La nostra è una situazione gravissima perché le associazioni mafiose si stanno sviluppando su tutto il territorio nazionale, da Nord a Sud, e la corruzione è il sistema con cui le associazioni mafiose entrano nella pubblica amministrazione. Questo è un campanello d’allarme che abbiamo suonato ripetutamente”. E' l'allarme lanciato da Federico Cafiero De Raho, procuratore nazionale antimafia e antiterrorismo, alla presentazione odierna a Palazzo Altieri a Roma della ricerca Eurispes “La corruzione tra realtà e rappresentazione. Ovvero: come si può alterare la reputazione di un Paese”.
“In Italia – ha spiegato Cafiero De Raho sul Sir – è difficile individuare la corruzione perché non è semplice comprendere chi è il soggetto attivo e quale quello passivo, perché a nessuno conviene denunciare”. Secondo il procuratore antimafia, “il nostro Paese ha la migliore legislazione sul fenomeno, però è anche vero che ci sono forme così raffinate di corruzione che servono indagini ancora più raffinate per riuscire ad acquisire prove”. Di qui l’apprezzamento “per la legge sulla corruzione, ma non per un orientamento politico, ma perché contiene norme riguardanti aspetti che erano già emersi negli Stati generali della corruzione”. “Bisogna smascherare troppa omertà, troppe convenienze e una mancanza di etica”, ha concluso Cafiero De Raho.
La ricerca Eurispes
“La corruzione tra realtà e rappresentazione. Ovvero: come si può alterare la reputazione di un Paese”, è curata da Giovanni Tartaglia Polcini per l’Eurispes. “L’econometria della corruzione” è alla base della ricerca, che “si è posta l’obiettivo di verificare la fondatezza del giudizio espresso nei confronti dell’Italia dai più comuni indicatori di natura percettiva diffusi sul piano globale”.

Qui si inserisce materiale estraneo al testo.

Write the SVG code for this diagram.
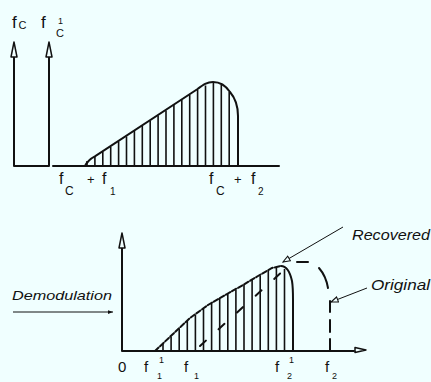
<svg xmlns="http://www.w3.org/2000/svg" width="431" height="382" viewBox="0 0 431 382">
<defs>
<style>
.bg{fill:#f0ffff}
.ln{stroke:#111;stroke-width:2;fill:none;stroke-linecap:round}
.th{stroke:#111;stroke-width:1;fill:none}
.ht{stroke:#111;stroke-width:1.6;fill:none}
.ah{fill:#f0ffff;stroke:#111;stroke-width:1.5;stroke-linejoin:round}
.t{font-family:"Liberation Sans",Arial,sans-serif;fill:#111}
.it{font-family:"Liberation Sans",Arial,sans-serif;font-style:italic;fill:#111}
</style>
<marker id="oa" viewBox="0 0 10 8" refX="9" refY="4" markerWidth="9" markerHeight="7" orient="auto" markerUnits="userSpaceOnUse">
<path d="M1,1 L9,4 L1,7 Z" fill="#f0ffff" stroke="#111" stroke-width="1.2"/>
</marker>
<marker id="sa" viewBox="0 0 10 8" refX="9" refY="4" markerWidth="7" markerHeight="5" orient="auto" markerUnits="userSpaceOnUse">
<path d="M1,1 L9,4 L1,7 Z" fill="#111"/>
</marker>
</defs>
<rect class="bg" x="0" y="0" width="431" height="382"/>

<g id="top-axes">
<path class="ln" d="M14,166 L49,166 M53,166 L279,166 M14,166 L14,57 M49,166 L49,57"/>
<path class="ah" d="M14,42 L11,57 L17,57 Z"/>
<path class="ah" d="M49,42 L46,57 L52,57 Z"/>
</g>

<g id="top-spectrum">
<path class="ln" d="M85,166 Q88,160 94.9,156.4 L197.6,89 C203,85 207,82 213,82 C221,82 226,86 230,92 C236,99 238,106 238,116 L238,166"/>
<path class="ht" d="M87,166V161 M94.9,166V157 M102.8,166V152 M110.7,166V147 M118.6,166V141.5 M126.5,166V136.5 M134.4,166V131 M142.3,166V126 M150.2,166V121 M158.1,166V115.5 M166,166V110.5 M173.9,166V105 M181.8,166V100 M189.7,166V95 M197.6,166V90 M205.5,166V85.5 M213.4,166V83 M221.3,166V85 M229.2,166V92"/>
</g>

<g id="top-labels">
<text class="t" x="12" y="28" font-size="17">f</text>
<text class="t" x="18.5" y="29" font-size="11">C</text>
<text class="t" x="41" y="28" font-size="17">f</text>
<text class="t" x="58" y="24" font-size="9">1</text>
<text class="t" x="56" y="37" font-size="11">C</text>
<text class="t" x="59" y="184" font-size="16">f</text>
<text class="t" x="65" y="195" font-size="12">C</text>
<text class="t" x="87" y="184" font-size="13">+</text>
<text class="t" x="102" y="184" font-size="16">f</text>
<text class="t" x="110" y="195" font-size="10">1</text>
<text class="t" x="209" y="184" font-size="16">f</text>
<text class="t" x="216" y="195" font-size="12">C</text>
<text class="t" x="234" y="184" font-size="13">+</text>
<text class="t" x="251" y="184" font-size="16">f</text>
<text class="t" x="258" y="195" font-size="10">2</text>
</g>

<g id="bottom-axes">
<path class="ln" d="M122,351 L122,248 M122,351 L354,351"/>
<path class="ah" d="M122,233 L119,248 L125,248 Z"/>
<path class="ah" d="M366,350 L355,347.5 L355,352.5 Z"/>
</g>

<g id="recovered-spectrum">
<path class="ln" d="M155,351 L163,343.4 L173,334 L190,318 L208,305 L227,294 L243,285 L258,276 L272,268 L281,266" stroke-dasharray="5 2"/>
<path class="ln" d="M281,266 C287,266 290,272 292,281 C293,287 293,294 293,300 L293,351" stroke-width="2.4"/>
<path class="ht" d="M163,351V344 M171.1,351V336.5 M179.2,351V329 M187.3,351V321 M195.4,351V315 M203.5,351V309 M211.6,351V303.5 M219.7,351V299 M227.8,351V294 M235.9,351V290 M244,351V285 M252.1,351V280 M260.2,351V275.5 M268.3,351V271 M276.4,351V268 M284.5,351V269"/>
</g>

<g id="original-spectrum">
<path class="ln" d="M200,346 L284,270" stroke-dasharray="8 17" stroke-width="2"/>
<path class="ln" d="M297,262 L308,262" stroke-width="2"/>
<path class="ln" d="M319,268 Q326,276 328,288" stroke-width="2.6"/>
<path class="ln" d="M330,301 V312 M330,320 V332 M330,339 V351" stroke-width="2.6"/>
</g>

<g id="connectors">
<path class="th" d="M343,227 L283,262" stroke-width="1.4" marker-end="url(#oa)"/>
<path class="th" d="M367,288 L331,302" stroke-width="1.4" marker-end="url(#oa)"/>
<path class="th" d="M13,312 L113,312" marker-end="url(#sa)"/>
</g>

<g id="bottom-labels">
<text class="it" x="352" y="240" font-size="14" textLength="78" lengthAdjust="spacingAndGlyphs">Recovered</text>
<text class="it" x="371" y="290" font-size="14" textLength="59" lengthAdjust="spacingAndGlyphs">Original</text>
<text class="it" x="12" y="300" font-size="13" textLength="100" lengthAdjust="spacingAndGlyphs">Demodulation</text>
<text class="t" x="118" y="372" font-size="15">0</text>
<text class="t" x="144" y="372" font-size="15">f</text>
<text class="t" x="159" y="363" font-size="9">1</text>
<text class="t" x="157" y="379" font-size="9">1</text>
<text class="t" x="184" y="372" font-size="15">f</text>
<text class="t" x="194" y="379" font-size="9">1</text>
<text class="t" x="275" y="372" font-size="15">f</text>
<text class="t" x="289" y="363" font-size="9">1</text>
<text class="t" x="287" y="379" font-size="9">2</text>
<text class="t" x="325" y="372" font-size="15">f</text>
<text class="t" x="332" y="379" font-size="9">2</text>
</g>
</svg>
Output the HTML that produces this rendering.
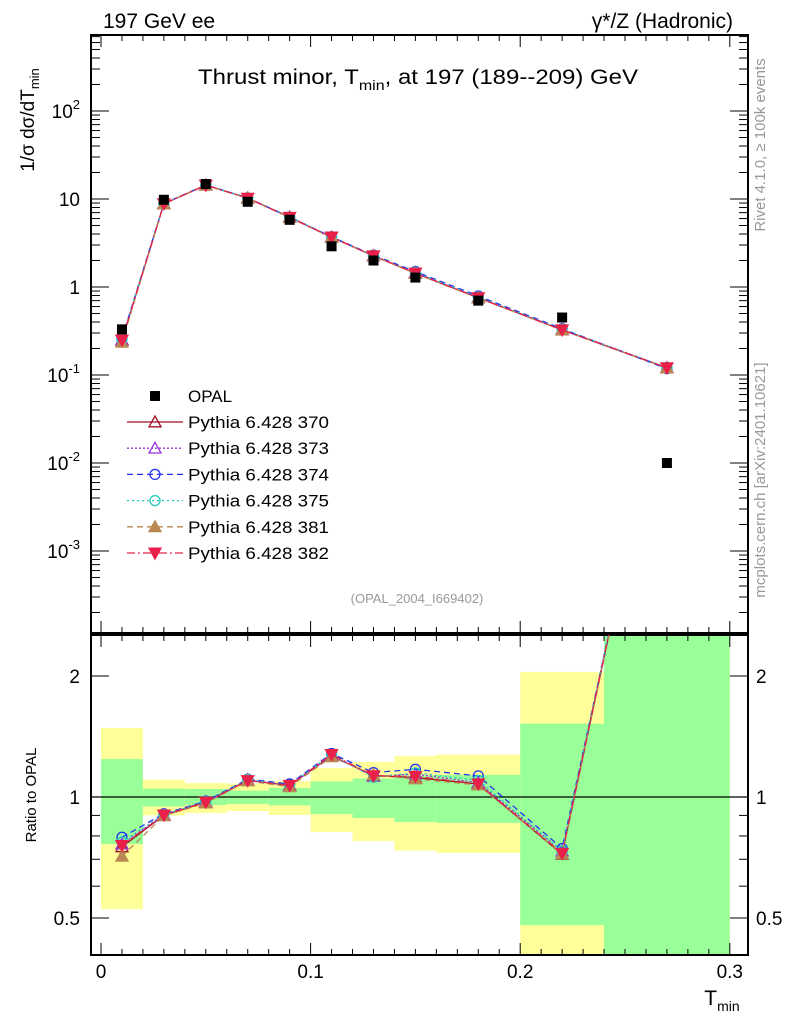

L'Italia, negli indici internazionali, si legge nella ricerca, “si colloca in posizioni molto più basse di quanto non meriterebbe il suo status di Paese democratico e di potenza mondiale, tra i primi dieci grandi Paesi al mondo per il Pil pro capite”. Infatti, in ambito Ocse, è il Paese con la più alta corruzione percepita (circa 90%) e con una fiducia nel Governo superiore al 30%, più alta di quella di Grecia, Portogallo, Spagna e Slovenia nonostante questi Paesi abbiano una percezione della corruzione inferiore a quella italiana (tra l’80% e il 90%). Ma, dice Polcini, “alla domanda specifica, posta a un campione di cittadini, se negli ultimi 12 mesi avessero vissuto, direttamente o tramite un membro della propria famiglia, un caso di corruzione, la risposta è stata negativa nella stragrande maggioranza dei casi, in linea con le altre nazioni sviluppate”. Questo fenomeno è definito “sindrome del Botswana”, intesa come tendenza ad accostare il nostro Paese a Stati difficilmente assimilabili all’Italia per livello di benessere e di ricchezza. Nell’ultima graduatoria di Transparency International, basata proprio su un indice di percezione, ricorda la ricerca, “risultiamo al 69° posto con l’85% degli italiani convinti che Istituzioni e politici siano corrotti”.
Rischi per l'economia
La cosiddetta “sindrome del Botswana” può avere effetti diretti e indiretti sull’economia. Per questo, rileva la ricerca, la costruzione di indicatori validi ed efficaci a rappresentare i molteplici aspetti relativi al fenomeno corruzione integra il primo ed essenziale passo verso il controllo, la prevenzione e il contrasto. Senza misure accurate e affidabili non solo diventa difficile cogliere l’estensione e l’ordine di grandezza del fenomeno, ma anche indirizzare strategie di intervento istituzionale e politico di contrasto e repressione”.